Título: Brasil e EUA se opõem à Europa no G-20
Autor: Netto, Andrei
Fonte: O Estado de São Paulo, 25/06/2010, Economia, p. B1

Enquanto Alemanha, França e Reino Unido defendem programas de austeridade, o governo Obama briga pela manutenção dos estímulos

A Europa vai levar à cúpula do G-20, em Toronto, neste fim de semana, uma mensagem clara: a prioridade é a reorganização das finanças públicas, e não as medidas de relançamento da economia. Ministros de Finanças da União Europeia defenderam ontem os planos de austeridade implementados pelos principais países do bloco, como Alemanha, França, Reino Unido, Itália e Espanha.

Segundo a ministra de Finanças da França, Christine Lagarde, o retorno ao equilíbrio é "um imperativo" inegociável para o bloco, depois da onda especulativa na Grécia, em Portugal e na Espanha.

A posição é uma resposta antecipada aos Estados Unidos, que têm aumentado a pressão pela manutenção dos medidas de estímulo à atividade econômica na Europa. O Brasil está alinhado com a posição americana. O presidente Luiz Inácio Lula da Silva viaja hoje para Toronto, onde pretende cobrar dos governantes compromissos com a retomada do crescimento da economia (leia mais na pág. B3).

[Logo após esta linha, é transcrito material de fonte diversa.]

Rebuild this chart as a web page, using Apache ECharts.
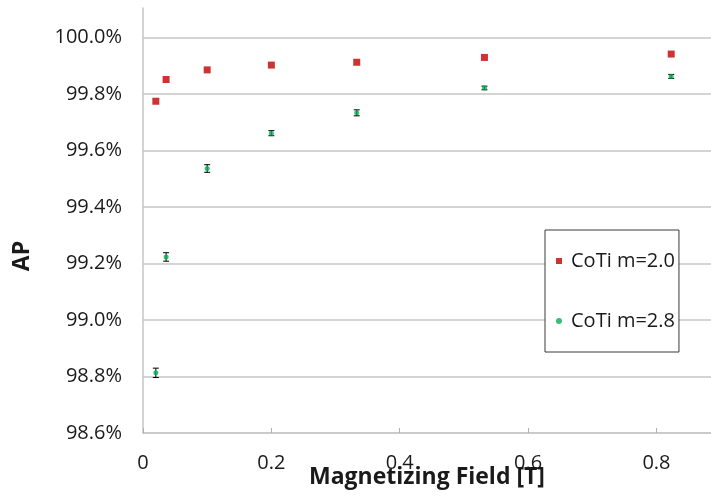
<!DOCTYPE html>
<html>
<head>
<meta charset="utf-8">
<script src="https://cdn.jsdelivr.net/npm/echarts@6/dist/echarts.min.js"></script>
<style>
  html, body { margin: 0; padding: 0; background: #fff; }
  #chart { width: 711px; height: 498px; }
</style>
</head>
<body>
<div id="chart"></div>
<script>
// Magnetizing field (T) at which each sample was measured
const fieldT = [0.02, 0.036, 0.1, 0.2, 0.333, 0.532, 0.823];
// AP (%) for CoTi m=2.0
const apM20 = [99.774, 99.851, 99.885, 99.902, 99.912, 99.929, 99.941];
// AP (%) for CoTi m=2.8 and its error half-width (%)
const apM28 = [98.813, 99.223, 99.536, 99.661, 99.733, 99.821, 99.862];
const errM28 = [0.0165, 0.015, 0.0135, 0.009, 0.0106, 0.0065, 0.007];
const seriesNames = ['CoTi m=2.0', 'CoTi m=2.8'];

const FONT = '"Open Sans", "DejaVu Sans", sans-serif';
const GRID_COLOR = '#c6c6c6';
const TEXT_COLOR = '#1a1a1a';

const pointsM20 = fieldT.map((x, i) => [x, apM20[i]]);
const pointsM28 = fieldT.map((x, i) => [x, apM28[i]]);
const barsM28 = fieldT.map((x, i) => [x, apM28[i] - errM28[i], apM28[i] + errM28[i]]);

const chart = echarts.init(document.getElementById('chart'), null, { renderer: 'canvas' });

chart.setOption({
  backgroundColor: '#ffffff',
  animation: false,
  textStyle: { fontFamily: FONT, color: TEXT_COLOR },
  grid: { left: 143, right: 0, top: 8, bottom: 65, containLabel: false, outerBoundsMode: 'none' },
  xAxis: {
    type: 'value',
    min: 0,
    max: 0.885,
    interval: 0.2,
    name: 'Magnetizing Field [T]',
    nameLocation: 'middle',
    nameGap: 33,
    nameMoveOverlap: false,
    nameTextStyle: { fontFamily: FONT, fontSize: 23, fontWeight: 'bold', color: TEXT_COLOR },
    axisLine: { show: true, lineStyle: { color: GRID_COLOR, width: 1.5 } },
    axisTick: { show: true, inside: true, length: 5, lineStyle: { color: '#b0b0b0', width: 1 } },
    axisLabel: {
      show: true,
      showMaxLabel: false,
      margin: 20,
      fontFamily: FONT,
      fontSize: 20,
      color: TEXT_COLOR,
      formatter: v => (v === 0 ? '0' : String(Number(v.toFixed(1))))
    },
    splitLine: { show: false }
  },
  yAxis: {
    type: 'value',
    min: 98.6,
    max: 100.104,
    interval: 0.2,
    axisLine: { show: true, lineStyle: { color: GRID_COLOR, width: 1.5 } },
    axisTick: { show: false },
    axisLabel: {
      show: true,
      showMaxLabel: false,
      margin: 21,
      fontFamily: FONT,
      fontSize: 20,
      color: TEXT_COLOR,
      formatter: v => v.toFixed(1) + '%'
    },
    splitLine: { show: true, showMaxLine: false, lineStyle: { color: GRID_COLOR, width: 1.5 } }
  },
  legend: {
    left: 545,
    top: 230,
    width: 133,
    orient: 'vertical',
    data: [
      { name: seriesNames[0], icon: 'rect' },
      { name: seriesNames[1], icon: 'circle' }
    ],
    itemWidth: 6,
    itemHeight: 6,
    itemGap: 40,
    padding: [21, 4, 21, 11],
    borderColor: '#3a3a3a',
    borderWidth: 1,
    backgroundColor: '#ffffff',
    textStyle: { fontFamily: FONT, fontSize: 20, color: TEXT_COLOR, lineHeight: 20, padding: [0, 0, 0, 4] },
    selectedMode: false
  },
  graphic: [
    {
      type: 'text',
      x: 22,
      y: 256,
      rotation: Math.PI / 2,
      style: {
        text: 'AP',
        font: 'bold 23px ' + FONT,
        fill: TEXT_COLOR,
        align: 'center',
        verticalAlign: 'middle'
      }
    }
  ],
  series: [
    {
      name: seriesNames[0],
      type: 'scatter',
      data: pointsM20,
      symbol: 'rect',
      symbolSize: 7,
      itemStyle: { color: '#c00000' },
      z: 4
    },
    {
      name: 'error-m28',
      type: 'custom',
      data: barsM28,
      encode: { x: 0, y: [1, 2] },
      z: 3,
      renderItem: function (params, api) {
        const x = api.value(0);
        const top = api.coord([x, api.value(2)]);
        const bot = api.coord([x, api.value(1)]);
        const hw = 3;
        const st = { stroke: '#000000', lineWidth: 1 };
        return {
          type: 'group',
          children: [
            { type: 'line', shape: { x1: top[0], y1: top[1], x2: bot[0], y2: bot[1] }, style: st },
            { type: 'line', shape: { x1: top[0] - hw, y1: top[1], x2: top[0] + hw, y2: top[1] }, style: st },
            { type: 'line', shape: { x1: bot[0] - hw, y1: bot[1], x2: bot[0] + hw, y2: bot[1] }, style: st }
          ]
        };
      }
    },
    {
      name: seriesNames[1],
      type: 'scatter',
      data: pointsM28,
      symbol: 'circle',
      symbolSize: 5,
      itemStyle: { color: '#00b050' },
      z: 5
    }
  ]
});
</script>
</body>
</html>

Pressão americana. Em artigo publicado no jornal The Wall Street Journal na quarta-feira, o secretário do Tesouro dos Estados Unidos, Timothy Geithner, e o conselheiro econômico da Casa Branca, Lawrence Summers, enviaram o recado aos europeus. "Devemos mostrar nosso engajamento com a redução dos déficits em longo prazo, mas não ao preço do crescimento em curto prazo", afirmaram. "Sem crescimento agora, os déficits vão crescer e destruir o crescimento futuro."

Apelo semelhante foi feito pelo presidente Barack Obama, em carta enviada aos principais líderes políticos da Europa em 18 de junho. É preciso, diz Obama, "aprender com os erros cometidos no passado, quando as medidas de estímulo à economia foram retiradas rápido demais", sugerindo que os europeus devem aprender com o exemplo dos Estados Unidos nos anos 30.

As críticas pesam mais sobre a Alemanha e o Reino Unido, cujos planos de austeridade representarão cortes de gastos de ? 85 bilhões e ? 104 bilhões.

"Ação preventiva". Para rebatê-las, Christine Lagarde e George Osborne, ministros de Finanças da França e do Reino Unido, reiteraram a prioridade de seus países. A ministra francesa foi irônica ao comentar as declarações de Obama e Geithner em entrevista ao jornal Les Echos, ontem.

"A volatilidade de algumas declarações é quase a réplica da dos mercados", afirmou, cutucando as finanças americanas. "Os déficits públicos europeus escondem outros, tão importantes quanto, de outros países do mundo."

Em Londres, Osborne defendeu o projeto de corte de gastos, que classificou como "uma ação preventiva". "Não quero ver o país na situação da Espanha, da Itália ou da Grécia, que fizeram coisas drásticas para conter seus problemas de déficits."

Enquanto os Estados Unidos se preocupam em garantir o crescimento internacional, a agenda dos europeus no G-20 é voltada à regulação. A prioridade da Alemanha, da França e do Reino Unido é avançar na supervisão das instituições financeiras e, se possível, obter a aprovação dos demais países para uma taxa global sobre as operações financeiras.

O tema enfrenta a resistência de membros do G-20 como Canadá, Índia e Brasil. As divergências preocupam analistas. Nicolas Véron, economista do Centro Bruegel, de Bruxelas, adverte para o risco de naufrágio das negociações. "É cedo para chamar de fracasso a agenda financeira do G-20", diz. "Mas há um inescapável senso de que uma harmonização financeira global é incompatível com a realidade."